# Instruction:
Copy each line below that includes "this".

# Records with drawing code:
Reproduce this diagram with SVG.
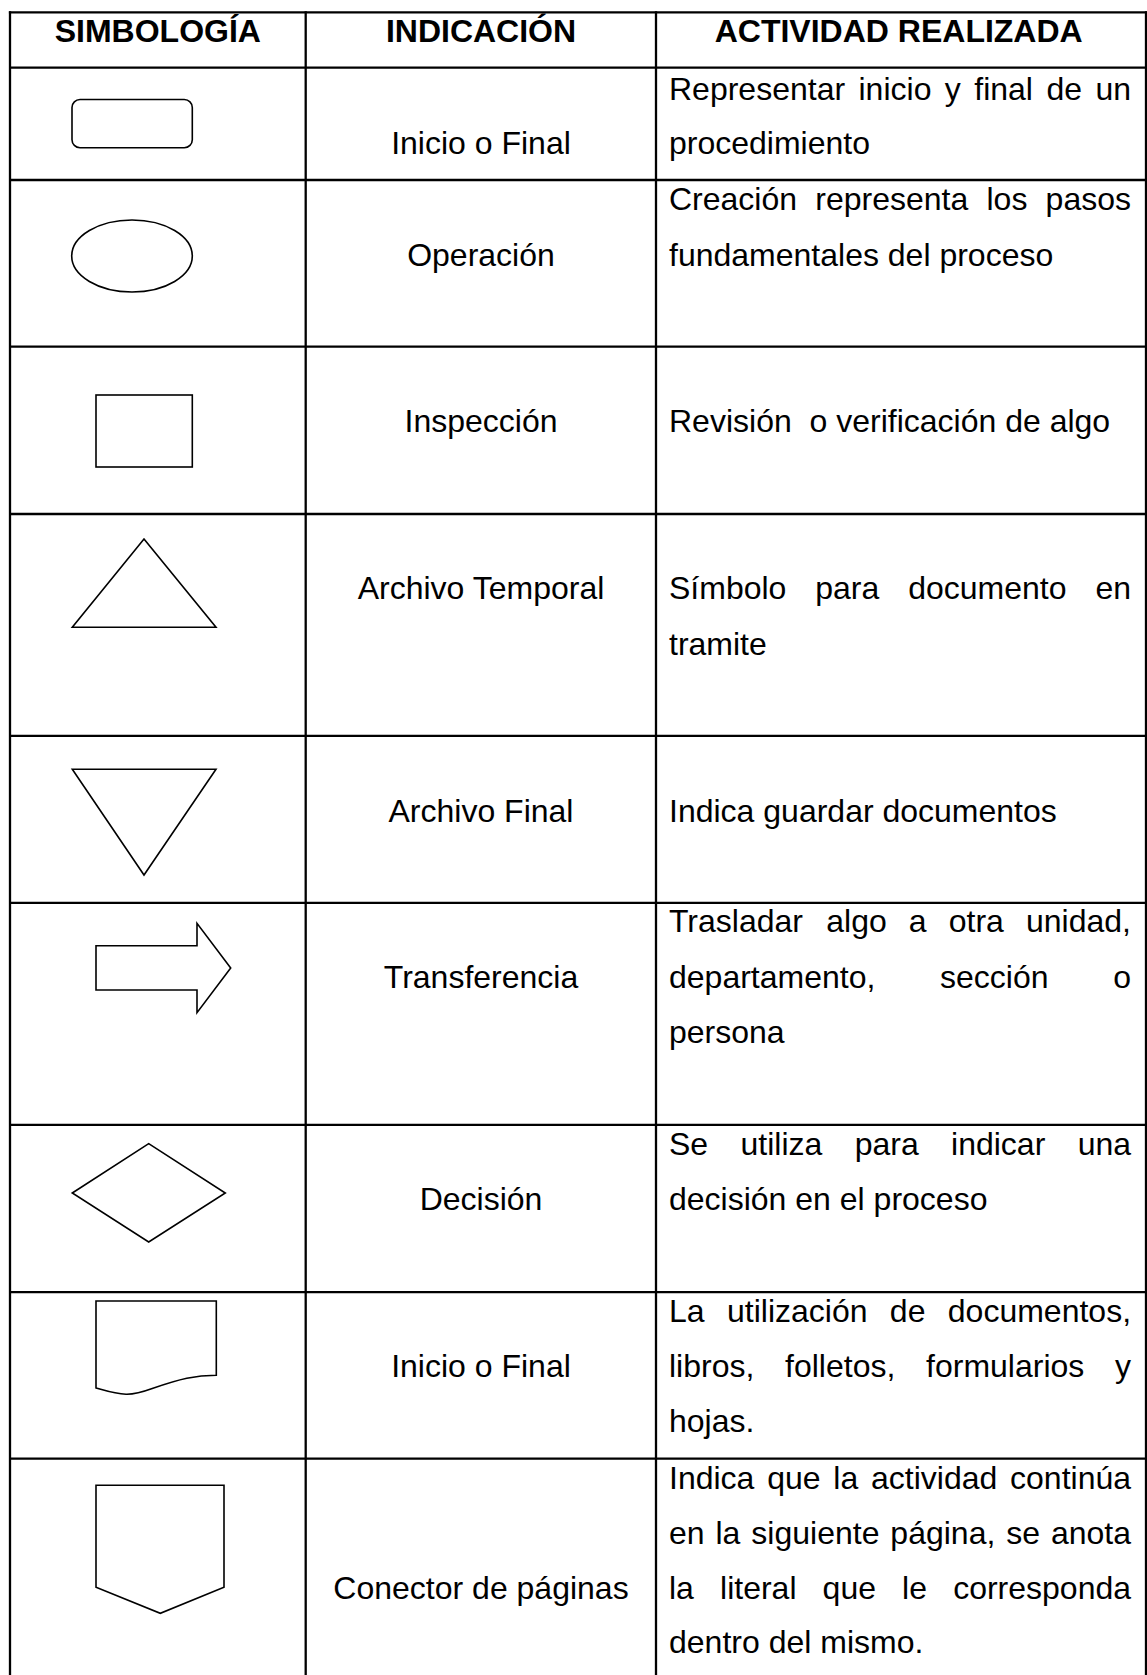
<svg xmlns="http://www.w3.org/2000/svg" width="1147" height="1675" viewBox="0 0 1147 1675">
<style>
text{font-family:"Liberation Sans",Arial,sans-serif;font-size:32px;fill:#000}
.h{font-weight:bold;text-anchor:middle}
.c{text-anchor:middle}
.grid line{stroke:#000;stroke-width:2.3}
.shape{fill:#fff;stroke:#000;stroke-width:1.6;stroke-linejoin:miter}
</style>
<rect width="1147" height="1675" fill="#fff"/>
<g id="grid" class="grid">
<line x1="8.9" y1="12.3" x2="1147" y2="12.3"/>
<line x1="10" y1="67.7" x2="1146" y2="67.7"/>
<line x1="10" y1="180" x2="1146" y2="180"/>
<line x1="10" y1="346.7" x2="1146" y2="346.7"/>
<line x1="10" y1="514" x2="1146" y2="514"/>
<line x1="10" y1="735.9" x2="1146" y2="735.9"/>
<line x1="10" y1="902.8" x2="1146" y2="902.8"/>
<line x1="10" y1="1124.9" x2="1146" y2="1124.9"/>
<line x1="10" y1="1292.2" x2="1146" y2="1292.2"/>
<line x1="10" y1="1458.7" x2="1146" y2="1458.7"/>
<line x1="10" y1="11.2" x2="10" y2="1675"/>
<line x1="305.7" y1="11.2" x2="305.7" y2="1675"/>
<line x1="656" y1="11.2" x2="656" y2="1675"/>
<line x1="1146" y1="11.2" x2="1146" y2="1675"/>
</g>
<g id="header">
<text class="h" x="157.8" y="42.3">SIMBOLOGÍA</text>
<text class="h" x="481" y="42.3">INDICACIÓN</text>
<text class="h" x="898.7" y="42.3">ACTIVIDAD REALIZADA</text>
</g>
<g id="row-inicio-final">
<rect class="shape" x="72" y="99.5" width="120.3" height="48.2" rx="8"/>
<text class="c" x="481" y="154">Inicio o Final</text>
<text y="99.5"><tspan x="669">Representar</tspan><tspan x="858.5">inicio</tspan><tspan x="944.84">y</tspan><tspan x="974.28">final</tspan><tspan x="1046.41">de</tspan><tspan x="1095.43">un</tspan></text>
<text x="669" y="154">procedimiento</text>
</g>
<g id="row-operacion">
<ellipse class="shape" cx="132" cy="256" rx="60.3" ry="36"/>
<text class="c" x="481" y="266">Operación</text>
<text y="209.5"><tspan x="669">Creación</tspan><tspan x="815.27">representa</tspan><tspan x="986.47">los</tspan><tspan x="1045.61">pasos</tspan></text>
<text x="669" y="266">fundamentales del proceso</text>
</g>
<g id="row-inspeccion">
<rect class="shape" x="96" y="395" width="96.3" height="72"/>
<text class="c" x="481" y="431.7">Inspección</text>
<text x="669" y="431.7" style="white-space:pre">Revisión  o verificación de algo</text>
</g>
<g id="row-archivo-temporal">
<polygon class="shape" points="144,539 216,627.3 72.3,627.3"/>
<text class="c" x="481" y="599">Archivo Temporal</text>
<text y="599"><tspan x="669">Símbolo</tspan><tspan x="815.28">para</tspan><tspan x="908.21">documento</tspan><tspan x="1095.41">en</tspan></text>
<text x="669" y="655.3">tramite</text>
</g>
<g id="row-archivo-final">
<polygon class="shape" points="72.3,769.3 216,769.3 144,875"/>
<text class="c" x="481" y="821.6">Archivo Final</text>
<text x="669" y="821.6">Indica guardar documentos</text>
</g>
<g id="row-transferencia">
<polygon class="shape" points="96,945.7 197,945.7 197,923.3 230.7,968 197,1012.7 197,990 96,990"/>
<text class="c" x="481" y="988">Transferencia</text>
<text y="931.7"><tspan x="669">Trasladar</tspan><tspan x="826.26">algo</tspan><tspan x="908.86">a</tspan><tspan x="948.77">otra</tspan><tspan x="1026.03">unidad,</tspan></text>
<text y="988"><tspan x="669">departamento,</tspan><tspan x="940.04">sección</tspan><tspan x="1113.22">o</tspan></text>
<text x="669" y="1043.3">persona</text>
</g>
<g id="row-decision">
<polygon class="shape" points="72.3,1193 148.7,1143.7 225.3,1193 148.7,1242"/>
<text class="c" x="481" y="1210">Decisión</text>
<text y="1155.3"><tspan x="669">Se</tspan><tspan x="740.5">utiliza</tspan><tspan x="854.65">para</tspan><tspan x="951.04">indicar</tspan><tspan x="1077.64">una</tspan></text>
<text x="669" y="1210">decisión en el proceso</text>
</g>
<g id="row-documento">
<path class="shape" d="M96,1301 H216.3 V1375.3 C195,1375.3 180,1379 153,1388.3 C140,1393 132,1394.5 126,1394.3 C115,1394 105,1390.5 96,1388 Z"/>
<text class="c" x="481" y="1377.3">Inicio o Final</text>
<text y="1322.3"><tspan x="669">La</tspan><tspan x="726.97">utilización</tspan><tspan x="889.84">de</tspan><tspan x="947.81">documentos,</tspan></text>
<text y="1377.3"><tspan x="669">libros,</tspan><tspan x="785.06">folletos,</tspan><tspan x="926.05">formularios</tspan><tspan x="1115.01">y</tspan></text>
<text x="669" y="1432.3">hojas.</text>
</g>
<g id="row-conector">
<polygon class="shape" points="96,1485.3 224,1485.3 224,1587.3 160.3,1613.3 96,1587.3"/>
<text class="c" x="481" y="1599">Conector de páginas</text>
<text y="1489"><tspan x="669">Indica</tspan><tspan x="767.16">que</tspan><tspan x="833.32">la</tspan><tspan x="871">actividad</tspan><tspan x="1010.05">continúa</tspan></text>
<text y="1544.3"><tspan x="669">en</tspan><tspan x="715.51">la</tspan><tspan x="751.34">siguiente</tspan><tspan x="890.33">página,</tspan><tspan x="1006.22">se</tspan><tspan x="1050.94">anota</tspan></text>
<text y="1599"><tspan x="669">la</tspan><tspan x="720.03">literal</tspan><tspan x="822.61">que</tspan><tspan x="902.12">le</tspan><tspan x="953.15">corresponda</tspan></text>
<text x="669" y="1653.3">dentro del mismo.</text>
</g>
</svg>
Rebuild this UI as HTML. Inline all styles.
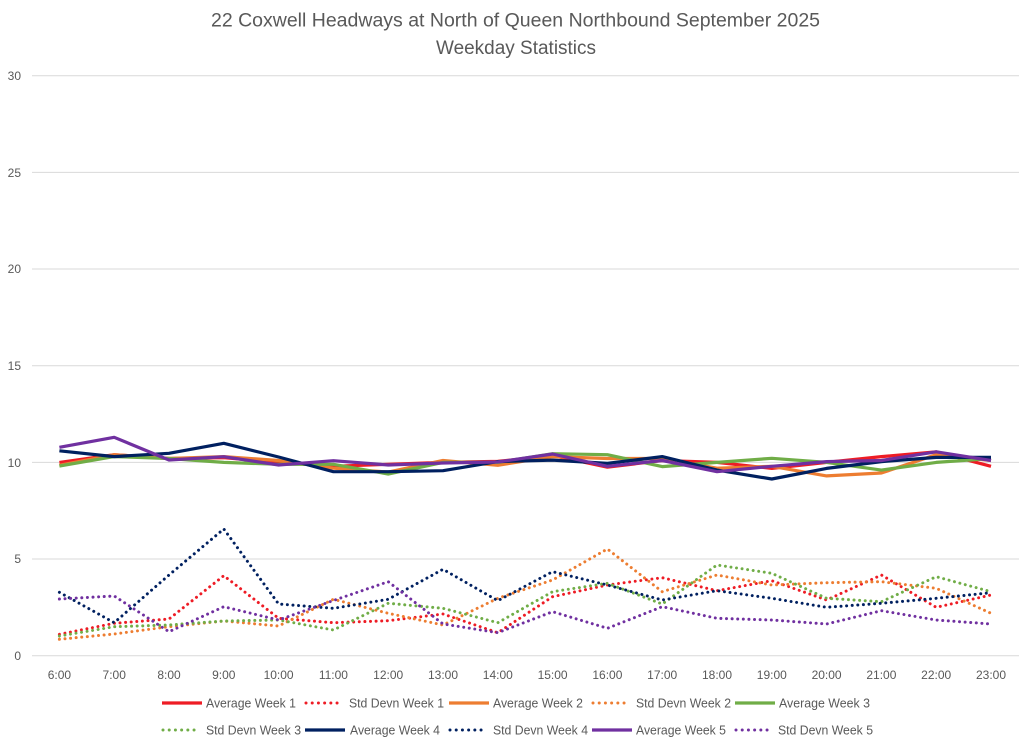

# Reply:
Reproduce this diagram with SVG.
Rebuild this UI as HTML. Inline all styles.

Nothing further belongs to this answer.